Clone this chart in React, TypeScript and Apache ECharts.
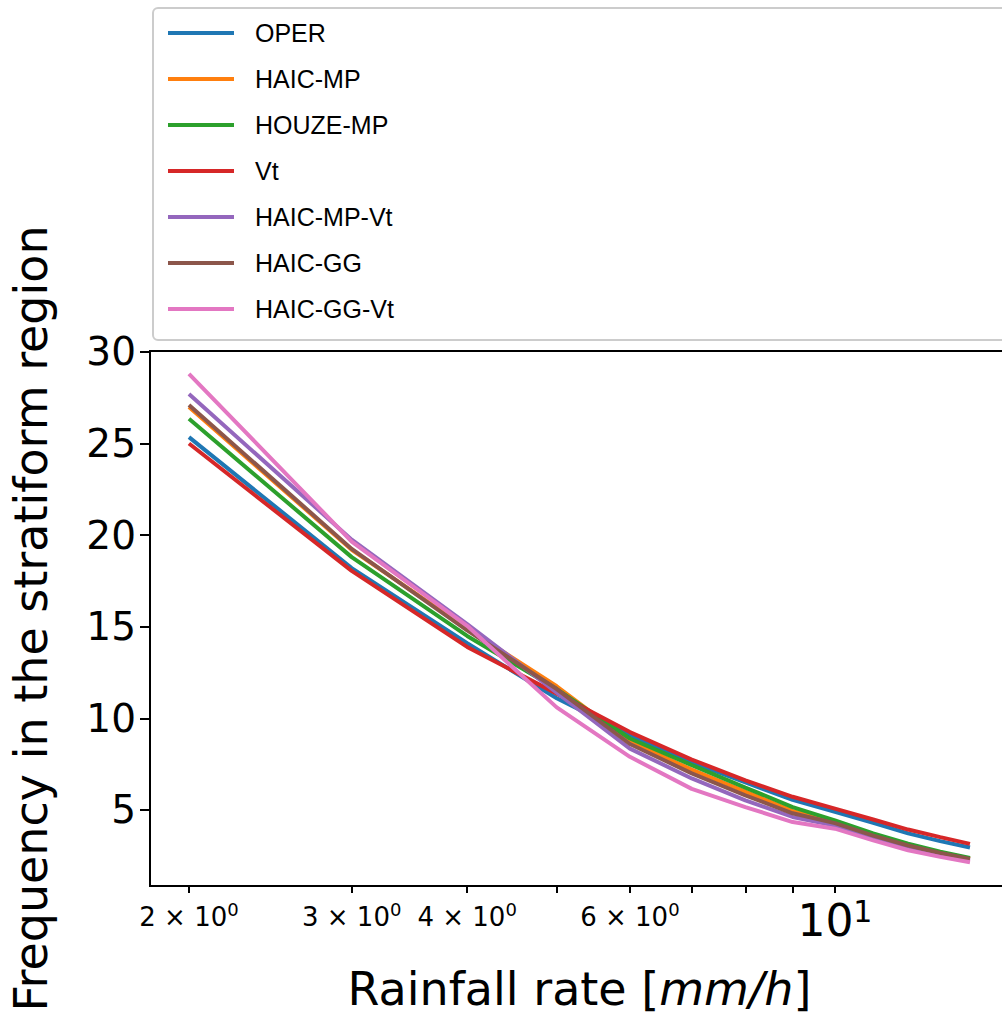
import React, { useEffect, useRef } from "react";
import * as echarts from "echarts";

const rainRate = [2, 3, 4, 5, 6, 7, 8, 9, 10, 11, 12, 13, 14];
const seriesNames = ["OPER", "HAIC-MP", "HOUZE-MP", "Vt", "HAIC-MP-Vt", "HAIC-GG", "HAIC-GG-Vt"];
const oper = [25.35, 18.2, 14.1, 11.1, 9.1, 7.6, 6.5, 5.55, 4.9, 4.3, 3.72, 3.3, 2.95];
const haicMp = [27.0, 19.2, 14.9, 11.75, 8.75, 7.2, 6.0, 4.95, 4.35, 3.65, 3.1, 2.68, 2.34];
const houzeMp = [26.35, 18.8, 14.5, 11.6, 8.9, 7.45, 6.22, 5.16, 4.43, 3.72, 3.16, 2.72, 2.38];
const vt = [25.0, 18.05, 13.9, 11.35, 9.25, 7.75, 6.62, 5.72, 5.07, 4.48, 3.93, 3.52, 3.15];
const haicMpVt = [27.7, 19.75, 15.15, 11.4, 8.35, 6.72, 5.52, 4.62, 4.15, 3.48, 3.0, 2.56, 2.24];
const haicGg = [27.1, 19.25, 14.8, 11.6, 8.6, 7.0, 5.8, 4.82, 4.28, 3.6, 3.06, 2.65, 2.32];
const haicGgVt = [28.8, 19.65, 15.05, 10.6, 7.9, 6.15, 5.16, 4.34, 3.98, 3.34, 2.8, 2.44, 2.15];
const seriesValues = [oper, haicMp, houzeMp, vt, haicMpVt, haicGg, haicGgVt];
const colors = ["#1f77b4", "#ff7f0e", "#2ca02c", "#d62728", "#9467bd", "#8c564b", "#e377c2"];

const xTicks = [2, 3, 4, 5, 6, 7, 8, 9, 10];
const xLabels = [2, 3, 4, 6, 10];
const yTicks = [5, 10, 15, 20, 25, 30];

export default function App() {
  const ref = useRef<HTMLDivElement>(null);
  useEffect(() => {
    if (!ref.current) return;
    const chart = echarts.init(ref.current, undefined, { renderer: "svg" });
    const axisFont = "DejaVu Sans";
    chart.setOption({
      animation: false,
      backgroundColor: "#fff",
      graphic: [
        {
          type: "rect",
          z: 0,
          shape: { x: 153, y: 8, width: 900, height: 332, r: 5 },
          style: { fill: "#fff", stroke: "#cccccc", lineWidth: 2 },
        },
      ],
      legend: {
        orient: "vertical",
        left: 163,
        top: 15,
        icon: "rect",
        itemWidth: 66,
        itemHeight: 4,
        itemGap: 20,
        z: 5,
        data: seriesNames,
        textStyle: {
          fontFamily: "Liberation Sans",
          fontSize: 25,
          lineHeight: 26,
          color: "#000",
          padding: [0, 0, 0, 16],
        },
      },
      grid: {
        left: 150,
        top: 351,
        width: 859,
        height: 535,
        show: true,
        borderColor: "#000",
        borderWidth: 2,
        backgroundColor: "transparent",
        containLabel: false,
        outerBoundsMode: "none",
      },
      xAxis: {
        type: "log",
        logBase: 10,
        min: 1.815,
        max: 15.43,
        axisLine: { show: true, lineStyle: { color: "#000", width: 2 } },
        axisTick: {
          show: true,
          customValues: xTicks,
          length: 7,
          lineStyle: { color: "#000", width: 2 },
        },
        splitLine: { show: false },
        minorTick: { show: false },
        axisLabel: {
          customValues: xLabels,
          margin: 10,
          color: "#000",
          fontFamily: axisFont,
          formatter: (v: number) =>
            v >= 10 ? `{b|10}{bs|1}` : `{a|${Math.round(v)} × 10}{as|0}`,
          rich: {
            a: { fontSize: 26, fontFamily: axisFont, color: "#000", padding: [8, 0, 0, 0] },
            as: { fontSize: 18, fontFamily: axisFont, color: "#000", padding: [0, 0, 8, 0] },
            b: { fontSize: 44, fontFamily: axisFont, color: "#000" },
            bs: { fontSize: 30, fontFamily: axisFont, color: "#000", padding: [0, 0, 18, 0] },
          },
        },
        name: "Rainfall rate [{i|mm/h}]",
        nameLocation: "middle",
        nameGap: 80,
        nameTextStyle: {
          fontFamily: axisFont,
          fontSize: 46,
          color: "#000",
          rich: {
            i: { fontFamily: axisFont, fontSize: 46, fontStyle: "italic", color: "#000" },
          },
        },
      },
      yAxis: {
        type: "value",
        min: 0.85,
        max: 30.05,
        axisLine: { show: true, lineStyle: { color: "#000", width: 2 } },
        axisTick: {
          show: true,
          customValues: yTicks,
          length: 10,
          lineStyle: { color: "#000", width: 2 },
        },
        splitLine: { show: false },
        axisLabel: {
          customValues: yTicks,
          margin: 14,
          color: "#000",
          fontFamily: axisFont,
          fontSize: 39,
        },
        name: "Frequency in the stratiform region",
        nameLocation: "middle",
        nameRotate: 90,
        nameGap: 96,
        nameTextStyle: {
          fontFamily: axisFont,
          fontSize: 46,
          color: "#000",
        },
      },
      series: seriesNames.map((name, i) => ({
        name,
        type: "line",
        showSymbol: false,
        symbol: "none",
        color: colors[i],
        lineStyle: { color: colors[i], width: 4 },
        data: rainRate.map((x, j) => [x, seriesValues[i][j]]),
      })),
    });
    return () => chart.dispose();
  }, []);
  return (
    <div
      style={{
        position: "fixed",
        left: 0,
        top: 0,
        width: 1002,
        height: 1015,
        overflow: "hidden",
        background: "#fff",
      }}
    >
      <div ref={ref} style={{ width: 1012, height: 1015 }} />
    </div>
  );
}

## To do
Copy nothing but the lines from the first one in the listing through the line with "const yTicks = [5, 10, 15, 20, 25, 30];", and omit the pictures.

## Task response
Clone this chart in React, TypeScript and Apache ECharts.
import React, { useEffect, useRef } from "react";
import * as echarts from "echarts";

const rainRate = [2, 3, 4, 5, 6, 7, 8, 9, 10, 11, 12, 13, 14];
const seriesNames = ["OPER", "HAIC-MP", "HOUZE-MP", "Vt", "HAIC-MP-Vt", "HAIC-GG", "HAIC-GG-Vt"];
const oper = [25.35, 18.2, 14.1, 11.1, 9.1, 7.6, 6.5, 5.55, 4.9, 4.3, 3.72, 3.3, 2.95];
const haicMp = [27.0, 19.2, 14.9, 11.75, 8.75, 7.2, 6.0, 4.95, 4.35, 3.65, 3.1, 2.68, 2.34];
const houzeMp = [26.35, 18.8, 14.5, 11.6, 8.9, 7.45, 6.22, 5.16, 4.43, 3.72, 3.16, 2.72, 2.38];
const vt = [25.0, 18.05, 13.9, 11.35, 9.25, 7.75, 6.62, 5.72, 5.07, 4.48, 3.93, 3.52, 3.15];
const haicMpVt = [27.7, 19.75, 15.15, 11.4, 8.35, 6.72, 5.52, 4.62, 4.15, 3.48, 3.0, 2.56, 2.24];
const haicGg = [27.1, 19.25, 14.8, 11.6, 8.6, 7.0, 5.8, 4.82, 4.28, 3.6, 3.06, 2.65, 2.32];
const haicGgVt = [28.8, 19.65, 15.05, 10.6, 7.9, 6.15, 5.16, 4.34, 3.98, 3.34, 2.8, 2.44, 2.15];
const seriesValues = [oper, haicMp, houzeMp, vt, haicMpVt, haicGg, haicGgVt];
const colors = ["#1f77b4", "#ff7f0e", "#2ca02c", "#d62728", "#9467bd", "#8c564b", "#e377c2"];

const xTicks = [2, 3, 4, 5, 6, 7, 8, 9, 10];
const xLabels = [2, 3, 4, 6, 10];
const yTicks = [5, 10, 15, 20, 25, 30];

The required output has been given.